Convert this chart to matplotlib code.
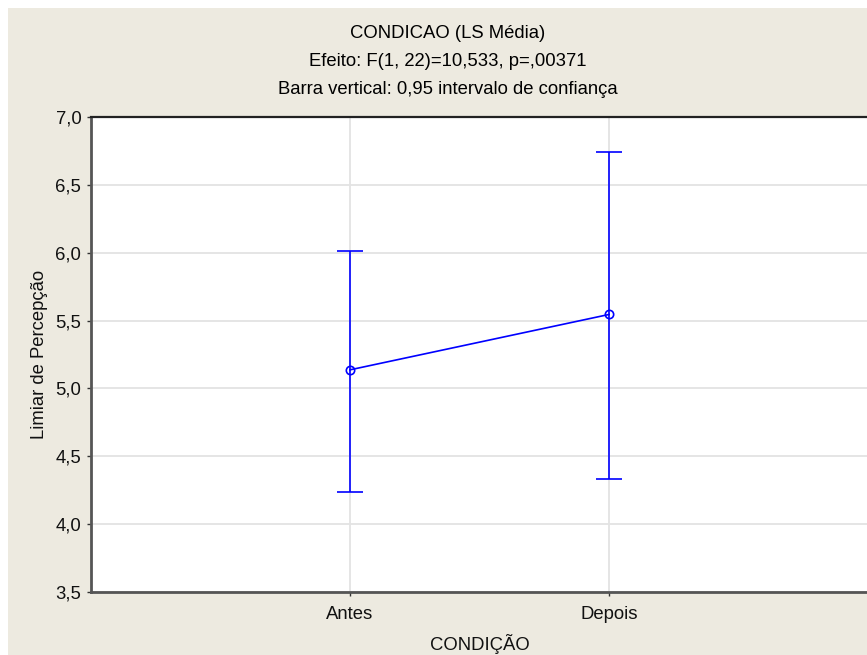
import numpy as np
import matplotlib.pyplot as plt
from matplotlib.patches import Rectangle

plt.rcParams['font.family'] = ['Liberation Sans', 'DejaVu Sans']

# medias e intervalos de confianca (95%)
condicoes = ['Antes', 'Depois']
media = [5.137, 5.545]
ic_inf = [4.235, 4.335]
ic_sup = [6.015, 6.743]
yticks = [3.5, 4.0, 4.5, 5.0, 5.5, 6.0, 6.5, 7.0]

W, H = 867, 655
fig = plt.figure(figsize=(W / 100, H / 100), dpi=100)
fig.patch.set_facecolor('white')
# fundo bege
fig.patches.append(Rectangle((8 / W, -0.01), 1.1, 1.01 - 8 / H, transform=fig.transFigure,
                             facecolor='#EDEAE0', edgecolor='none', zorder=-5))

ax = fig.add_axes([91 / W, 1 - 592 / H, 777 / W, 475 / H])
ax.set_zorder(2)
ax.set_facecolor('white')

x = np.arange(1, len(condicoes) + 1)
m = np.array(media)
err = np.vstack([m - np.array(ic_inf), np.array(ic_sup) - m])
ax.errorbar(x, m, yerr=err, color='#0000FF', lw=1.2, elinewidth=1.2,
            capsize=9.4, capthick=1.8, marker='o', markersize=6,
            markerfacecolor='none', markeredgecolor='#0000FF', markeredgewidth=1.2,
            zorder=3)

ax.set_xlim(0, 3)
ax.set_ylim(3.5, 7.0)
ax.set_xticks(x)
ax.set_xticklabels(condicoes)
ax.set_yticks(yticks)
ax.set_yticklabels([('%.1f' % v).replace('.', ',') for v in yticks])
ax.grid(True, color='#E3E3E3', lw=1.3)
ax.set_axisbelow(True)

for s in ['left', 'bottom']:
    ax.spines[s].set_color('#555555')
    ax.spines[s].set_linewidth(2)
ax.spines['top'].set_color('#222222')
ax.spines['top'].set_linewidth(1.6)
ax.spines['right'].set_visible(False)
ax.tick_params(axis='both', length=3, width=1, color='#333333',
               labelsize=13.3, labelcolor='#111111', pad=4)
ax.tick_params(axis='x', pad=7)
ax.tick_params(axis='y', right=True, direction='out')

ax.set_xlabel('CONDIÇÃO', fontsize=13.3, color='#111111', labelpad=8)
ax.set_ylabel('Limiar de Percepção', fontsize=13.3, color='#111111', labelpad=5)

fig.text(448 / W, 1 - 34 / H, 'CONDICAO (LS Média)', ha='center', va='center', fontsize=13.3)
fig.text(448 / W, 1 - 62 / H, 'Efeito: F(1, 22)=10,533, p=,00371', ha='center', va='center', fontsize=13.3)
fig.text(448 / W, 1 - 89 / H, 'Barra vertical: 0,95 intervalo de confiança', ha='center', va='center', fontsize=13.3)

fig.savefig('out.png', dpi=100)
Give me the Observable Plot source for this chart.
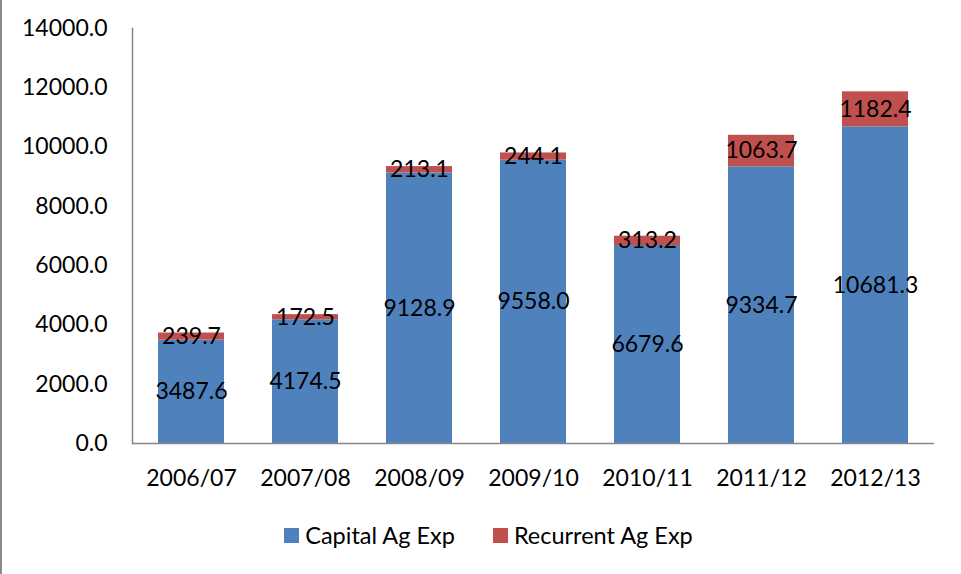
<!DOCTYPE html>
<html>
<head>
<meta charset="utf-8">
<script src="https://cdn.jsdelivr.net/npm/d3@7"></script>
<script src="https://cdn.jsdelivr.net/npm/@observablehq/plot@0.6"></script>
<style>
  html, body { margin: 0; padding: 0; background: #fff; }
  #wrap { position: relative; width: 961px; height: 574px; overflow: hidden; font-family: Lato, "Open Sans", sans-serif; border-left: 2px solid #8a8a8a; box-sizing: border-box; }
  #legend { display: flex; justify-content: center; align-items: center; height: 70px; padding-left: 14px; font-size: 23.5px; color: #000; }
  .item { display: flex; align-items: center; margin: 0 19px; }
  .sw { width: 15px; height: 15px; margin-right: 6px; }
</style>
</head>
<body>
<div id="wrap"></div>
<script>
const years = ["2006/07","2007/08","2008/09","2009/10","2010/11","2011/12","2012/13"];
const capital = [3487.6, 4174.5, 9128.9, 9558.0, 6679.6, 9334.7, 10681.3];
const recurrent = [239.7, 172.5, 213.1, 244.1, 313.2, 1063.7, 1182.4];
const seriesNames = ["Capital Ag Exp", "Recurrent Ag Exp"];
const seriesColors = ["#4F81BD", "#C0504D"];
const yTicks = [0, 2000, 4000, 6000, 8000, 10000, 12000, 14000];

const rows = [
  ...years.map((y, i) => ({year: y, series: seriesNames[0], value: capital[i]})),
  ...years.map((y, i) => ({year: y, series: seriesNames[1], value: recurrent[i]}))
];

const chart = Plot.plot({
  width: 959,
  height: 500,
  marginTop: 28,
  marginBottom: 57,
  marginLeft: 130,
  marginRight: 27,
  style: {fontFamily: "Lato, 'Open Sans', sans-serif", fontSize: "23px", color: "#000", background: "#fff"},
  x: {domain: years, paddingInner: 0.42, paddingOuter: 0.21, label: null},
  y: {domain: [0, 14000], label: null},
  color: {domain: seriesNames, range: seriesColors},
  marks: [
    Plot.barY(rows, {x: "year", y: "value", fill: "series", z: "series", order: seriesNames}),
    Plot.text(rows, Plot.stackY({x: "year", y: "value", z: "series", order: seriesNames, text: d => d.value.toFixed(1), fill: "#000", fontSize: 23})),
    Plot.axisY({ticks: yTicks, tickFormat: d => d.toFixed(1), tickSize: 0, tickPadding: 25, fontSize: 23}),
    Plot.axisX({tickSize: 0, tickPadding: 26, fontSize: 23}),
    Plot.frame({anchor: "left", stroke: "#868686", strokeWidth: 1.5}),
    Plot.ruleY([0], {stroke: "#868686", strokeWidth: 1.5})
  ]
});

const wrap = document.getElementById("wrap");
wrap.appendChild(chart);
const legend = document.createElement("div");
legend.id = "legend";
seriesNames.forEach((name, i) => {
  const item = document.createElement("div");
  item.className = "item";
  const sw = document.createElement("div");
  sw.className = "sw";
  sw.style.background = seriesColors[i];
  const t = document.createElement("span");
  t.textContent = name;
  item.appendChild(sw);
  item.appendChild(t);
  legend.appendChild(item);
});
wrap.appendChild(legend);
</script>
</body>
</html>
^^^^^^^^
Description of the task
Give an exact copy of the material, leaving out every picture.

The result
Convert this chart to matplotlib code.
import numpy as np
import matplotlib.pyplot as plt
from matplotlib.patches import Rectangle

plt.rcParams['font.family'] = ['Liberation Sans', 'DejaVu Sans']

# medias e intervalos de confianca (95%)
condicoes = ['Antes', 'Depois']
media = [5.137, 5.545]
ic_inf = [4.235, 4.335]
ic_sup = [6.015, 6.743]
yticks = [3.5, 4.0, 4.5, 5.0, 5.5, 6.0, 6.5, 7.0]

W, H = 867, 655
fig = plt.figure(figsize=(W / 100, H / 100), dpi=100)
fig.patch.set_facecolor('white')
# fundo bege
fig.patches.append(Rectangle((8 / W, -0.01), 1.1, 1.01 - 8 / H, transform=fig.transFigure,
                             facecolor='#EDEAE0', edgecolor='none', zorder=-5))

ax = fig.add_axes([91 / W, 1 - 592 / H, 777 / W, 475 / H])
ax.set_zorder(2)
ax.set_facecolor('white')

x = np.arange(1, len(condicoes) + 1)
m = np.array(media)
err = np.vstack([m - np.array(ic_inf), np.array(ic_sup) - m])
ax.errorbar(x, m, yerr=err, color='#0000FF', lw=1.2, elinewidth=1.2,
            capsize=9.4, capthick=1.8, marker='o', markersize=6,
            markerfacecolor='none', markeredgecolor='#0000FF', markeredgewidth=1.2,
            zorder=3)

ax.set_xlim(0, 3)
ax.set_ylim(3.5, 7.0)
ax.set_xticks(x)
ax.set_xticklabels(condicoes)
ax.set_yticks(yticks)
ax.set_yticklabels([('%.1f' % v).replace('.', ',') for v in yticks])
ax.grid(True, color='#E3E3E3', lw=1.3)
ax.set_axisbelow(True)

for s in ['left', 'bottom']:
    ax.spines[s].set_color('#555555')
    ax.spines[s].set_linewidth(2)
ax.spines['top'].set_color('#222222')
ax.spines['top'].set_linewidth(1.6)
ax.spines['right'].set_visible(False)
ax.tick_params(axis='both', length=3, width=1, color='#333333',
               labelsize=13.3, labelcolor='#111111', pad=4)
ax.tick_params(axis='x', pad=7)
ax.tick_params(axis='y', right=True, direction='out')

ax.set_xlabel('CONDIÇÃO', fontsize=13.3, color='#111111', labelpad=8)
ax.set_ylabel('Limiar de Percepção', fontsize=13.3, color='#111111', labelpad=5)

fig.text(448 / W, 1 - 34 / H, 'CONDICAO (LS Média)', ha='center', va='center', fontsize=13.3)
fig.text(448 / W, 1 - 62 / H, 'Efeito: F(1, 22)=10,533, p=,00371', ha='center', va='center', fontsize=13.3)
fig.text(448 / W, 1 - 89 / H, 'Barra vertical: 0,95 intervalo de confiança', ha='center', va='center', fontsize=13.3)

fig.savefig('out.png', dpi=100)
Give me the Observable Plot source for this chart.
<!DOCTYPE html>
<html>
<head>
<meta charset="utf-8">
<script src="https://cdn.jsdelivr.net/npm/d3@7"></script>
<script src="https://cdn.jsdelivr.net/npm/@observablehq/plot@0.6"></script>
<style>
  html, body { margin: 0; padding: 0; background: #fff; }
  #wrap { position: relative; width: 961px; height: 574px; overflow: hidden; font-family: Lato, "Open Sans", sans-serif; border-left: 2px solid #8a8a8a; box-sizing: border-box; }
  #legend { display: flex; justify-content: center; align-items: center; height: 70px; padding-left: 14px; font-size: 23.5px; color: #000; }
  .item { display: flex; align-items: center; margin: 0 19px; }
  .sw { width: 15px; height: 15px; margin-right: 6px; }
</style>
</head>
<body>
<div id="wrap"></div>
<script>
const years = ["2006/07","2007/08","2008/09","2009/10","2010/11","2011/12","2012/13"];
const capital = [3487.6, 4174.5, 9128.9, 9558.0, 6679.6, 9334.7, 10681.3];
const recurrent = [239.7, 172.5, 213.1, 244.1, 313.2, 1063.7, 1182.4];
const seriesNames = ["Capital Ag Exp", "Recurrent Ag Exp"];
const seriesColors = ["#4F81BD", "#C0504D"];
const yTicks = [0, 2000, 4000, 6000, 8000, 10000, 12000, 14000];

const rows = [
  ...years.map((y, i) => ({year: y, series: seriesNames[0], value: capital[i]})),
  ...years.map((y, i) => ({year: y, series: seriesNames[1], value: recurrent[i]}))
];

const chart = Plot.plot({
  width: 959,
  height: 500,
  marginTop: 28,
  marginBottom: 57,
  marginLeft: 130,
  marginRight: 27,
  style: {fontFamily: "Lato, 'Open Sans', sans-serif", fontSize: "23px", color: "#000", background: "#fff"},
  x: {domain: years, paddingInner: 0.42, paddingOuter: 0.21, label: null},
  y: {domain: [0, 14000], label: null},
  color: {domain: seriesNames, range: seriesColors},
  marks: [
    Plot.barY(rows, {x: "year", y: "value", fill: "series", z: "series", order: seriesNames}),
    Plot.text(rows, Plot.stackY({x: "year", y: "value", z: "series", order: seriesNames, text: d => d.value.toFixed(1), fill: "#000", fontSize: 23})),
    Plot.axisY({ticks: yTicks, tickFormat: d => d.toFixed(1), tickSize: 0, tickPadding: 25, fontSize: 23}),
    Plot.axisX({tickSize: 0, tickPadding: 26, fontSize: 23}),
    Plot.frame({anchor: "left", stroke: "#868686", strokeWidth: 1.5}),
    Plot.ruleY([0], {stroke: "#868686", strokeWidth: 1.5})
  ]
});

const wrap = document.getElementById("wrap");
wrap.appendChild(chart);
const legend = document.createElement("div");
legend.id = "legend";
seriesNames.forEach((name, i) => {
  const item = document.createElement("div");
  item.className = "item";
  const sw = document.createElement("div");
  sw.className = "sw";
  sw.style.background = seriesColors[i];
  const t = document.createElement("span");
  t.textContent = name;
  item.appendChild(sw);
  item.appendChild(t);
  legend.appendChild(item);
});
wrap.appendChild(legend);
</script>
</body>
</html>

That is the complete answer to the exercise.